Примером того, как подменяется реальность, служит публикация в The Times, посвящённая 200-летней годовщине открытия Антарктиды. Газета заявляет, что вопрос открытия является спорным, сославшись на собственную статью, сделанную в незапамятные времена. Там утверждалось, что Беллинсгаузен якобы заявил, «что никакого южного континента нет, но если бы даже он был, был бы недосягаем из-за вечного снега, льда». Вот это называется консерватизм: и прежде солгали, и сейчас повторили. На самом деле это утверждение Джеймса Кука, а не капитана Беллинсгаузена, который не знал, является ли льдиный материк склоплением матёрых льдов и островов или всё-таки континентом. Это уже в ХХ веке точно выяснили, что материк, а в 1886 году изображали его на карте ещё как «предполагаемый Антарктический континент», то есть повторяли выводы русской экспедиции.
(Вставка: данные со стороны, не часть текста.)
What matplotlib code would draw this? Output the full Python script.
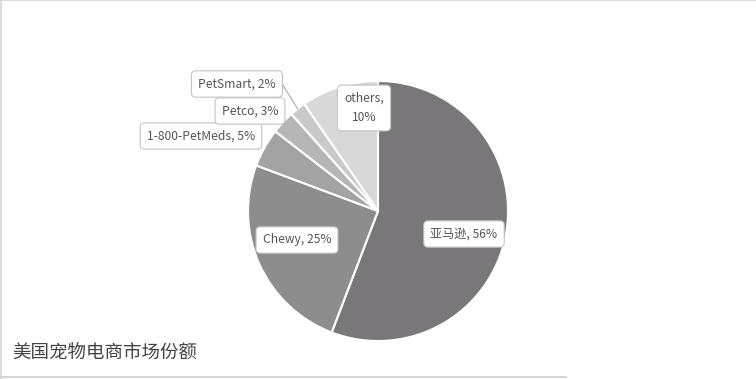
import numpy as np
import matplotlib.pyplot as plt
from matplotlib.lines import Line2D

plt.rcParams['font.family'] = ['Noto Sans CJK SC', 'DejaVu Sans']

# dados
empresas = ['亚马逊', 'Chewy', '1-800-PetMeds', 'Petco', 'PetSmart', 'others']
participacao = [55.8, 24.9, 4.8, 2.9, 2.0, 9.6]
titulo = '美国宠物电商市场份额'

cores = ['#797779', '#8e8d8e', '#a4a3a4', '#b7b6b7', '#c9c9c9', '#d8d8d8']

W, H = 756, 379
fig = plt.figure(figsize=(W / 100, H / 100), dpi=100)
ax = fig.add_axes([0, 0, 1, 1])

cx, cy, raio = 378, H - 211, 130
wedges, _ = ax.pie(participacao, colors=cores, startangle=90, counterclock=False,
                   center=(cx, cy), radius=raio, frame=True,
                   wedgeprops=dict(edgecolor='white', linewidth=1.5))
ax.set_xlim(0, W)
ax.set_ylim(0, H)
ax.set_aspect('equal')
ax.axis('off')

# posicao dos rotulos (pixels, y para baixo)
pos_rotulos = [(464, 234), (297, 240), (201, 136), (250, 111), (237, 84), (364, 108)]
caixa = dict(boxstyle='round,pad=0.55,rounding_size=0.35', fc='white', ec='#c4c4c4', lw=0.8)

for i, (nome, valor) in enumerate(zip(empresas, participacao)):
    x, y = pos_rotulos[i]
    if nome == 'others':
        txt = f'{nome},\n{valor:.0f}%'
    else:
        txt = f'{nome}, {valor:.0f}%'
    ax.text(x, H - y, txt, ha='center', va='center', fontsize=8.7, color='#555555',
            linespacing=1.65, bbox=caixa, zorder=5)

# linha guia do PetSmart
w = wedges[4]
ang = np.deg2rad((w.theta1 + w.theta2) / 2)
px, py = cx + raio * np.cos(ang), cy + raio * np.sin(ang)
ax.plot([281, px], [H - 82, py], color='#aaaaaa', lw=0.8, zorder=4)

fig.text(12 / W, 1 - 354 / H, titulo, fontsize=13.3, color='#444444', va='center', ha='left')

# moldura
fig.add_artist(Line2D([0, 1], [0.999, 0.999], color='#d6d6d6', lw=1.2, transform=fig.transFigure))
fig.add_artist(Line2D([0.001, 0.001], [0, 1], color='#d6d6d6', lw=1.2, transform=fig.transFigure))
fig.add_artist(Line2D([0, 566 / W], [2 / H, 2 / H], color='#d6d6d6', lw=1.5, transform=fig.transFigure))

fig.savefig('out.png', dpi=100)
И ведь на этом английские журналисты не останавливаются, предлагая в качестве первооткрывателя своего капитана Брансфилда, случайно, уже после успеха нашей экспедиции, увидевшего кончик Антарктического полуострова и решительно не понимавшего, что это такое. К тому же куда-то потерялся его судовой журнал, что сильно подмочило репутацию экспедиции. Но и это не всё. Далее британская газета сообщает: «Однако Брансфилд подготовил почву для первой высадки в Антарктиде, которую, вероятно, совершил в феврале 1821 года американец Джон Дэвис». Обратите внимание на слово «вероятно». Дело в том, что никаких подтверждений высадки нет, так что историки просто разводят руками.

Вот поэтому и не оспаривается российский приоритет, хотя вокруг да около слухи бродят с большим упорством ещё со времён «холодной войны». Чем от всех этих, плохо подтверждённых предположений, отличаются данные российской экспедиции? Датой – наши моряки увидели матёрые льды Антарктиды первыми, но и это не главное. Два антарктических лета они осознанно, постоянно рискуя жизнью, исследовали контуры материка, запечатляя их на карте. Все дальнейшие исследования происходили уже по их следам.
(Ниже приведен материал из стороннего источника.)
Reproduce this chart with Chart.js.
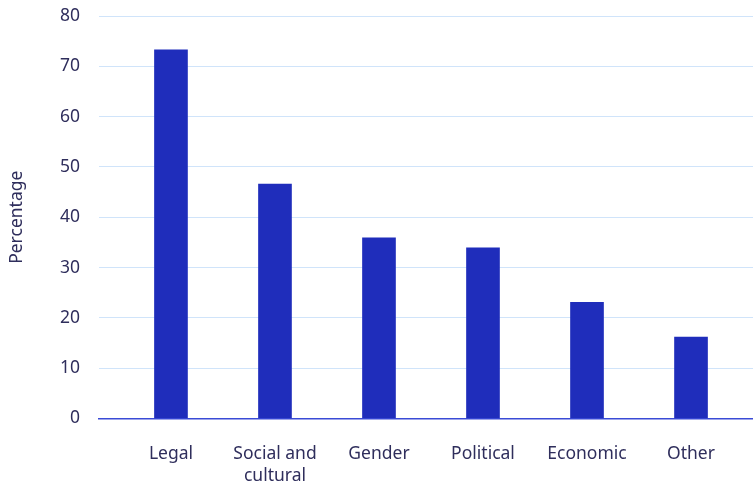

Памятник Фаддею Беллинсгаузену открыли в январе 2020 г. на российской антарктической базе его имени. Памятник установлен на берегу острова Кинг-Джордж (Ватерлоо). Скульптор Алексей Леонов.

Что ещё открыли?

Старую истину: «Кто в море не ходил, тот Богу не молился».
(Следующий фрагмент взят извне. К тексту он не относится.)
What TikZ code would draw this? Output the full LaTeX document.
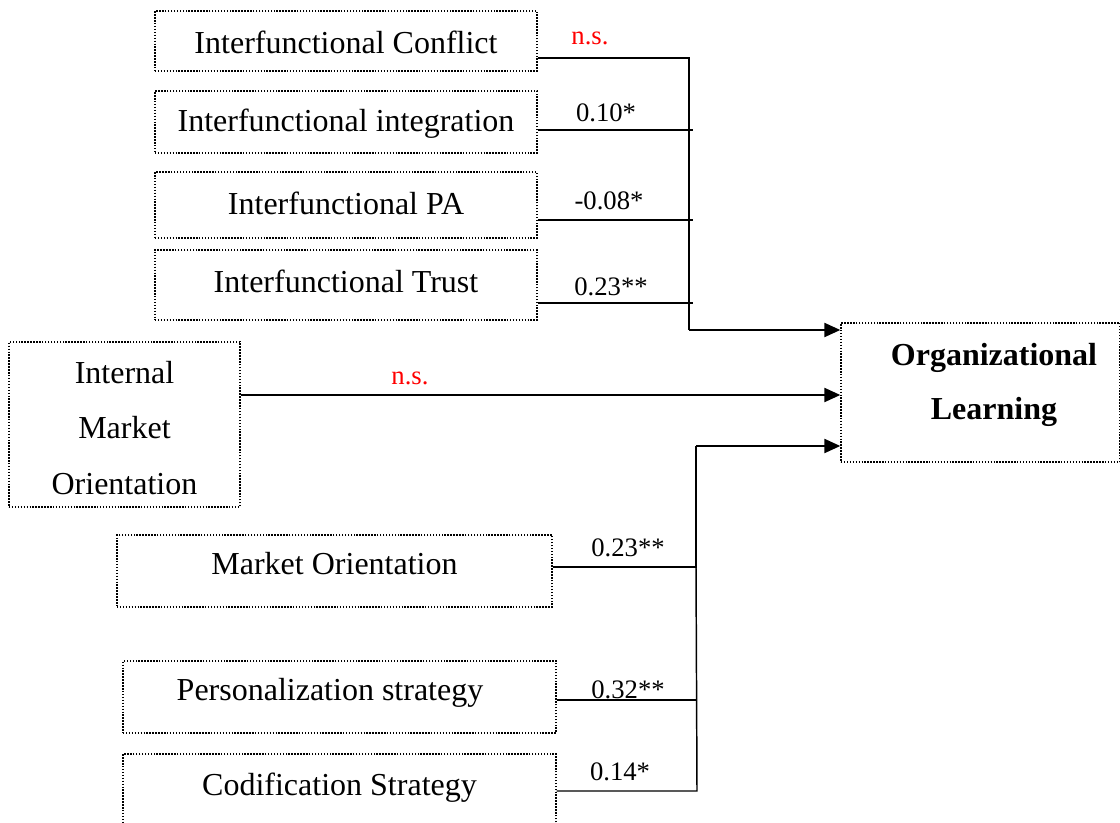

Узнав, что отца Дионисия наградили меньше других, огорчённый Фаддей Беллинсгаузен, успевший проникнуться к батюшке уважением и любовью, совершил ещё один подвиг, самый свой малоизвестный. Будучи лютеранином, собрался с духом и отправил прошение в митрополию «о награждении, по усмотрению духовного начальства, иеромонаха Дионисия, в уважение трудов его, во время сего вояжа им понесённых». Пусть хоть в Церкви оценят.

Не успели. Да и небольшой пенсии, назначенной государем, священник так и не получил. Скончался 9 октября 1821 года и был похоронен на кладбище Александро-Невской лавры. Слава Богу, на земле – уж как он боялся, что опустят его в море. Могилы не сохранилось, только память – вечная, как и духовным чадам его: экипажам «Востока» и «Мирного».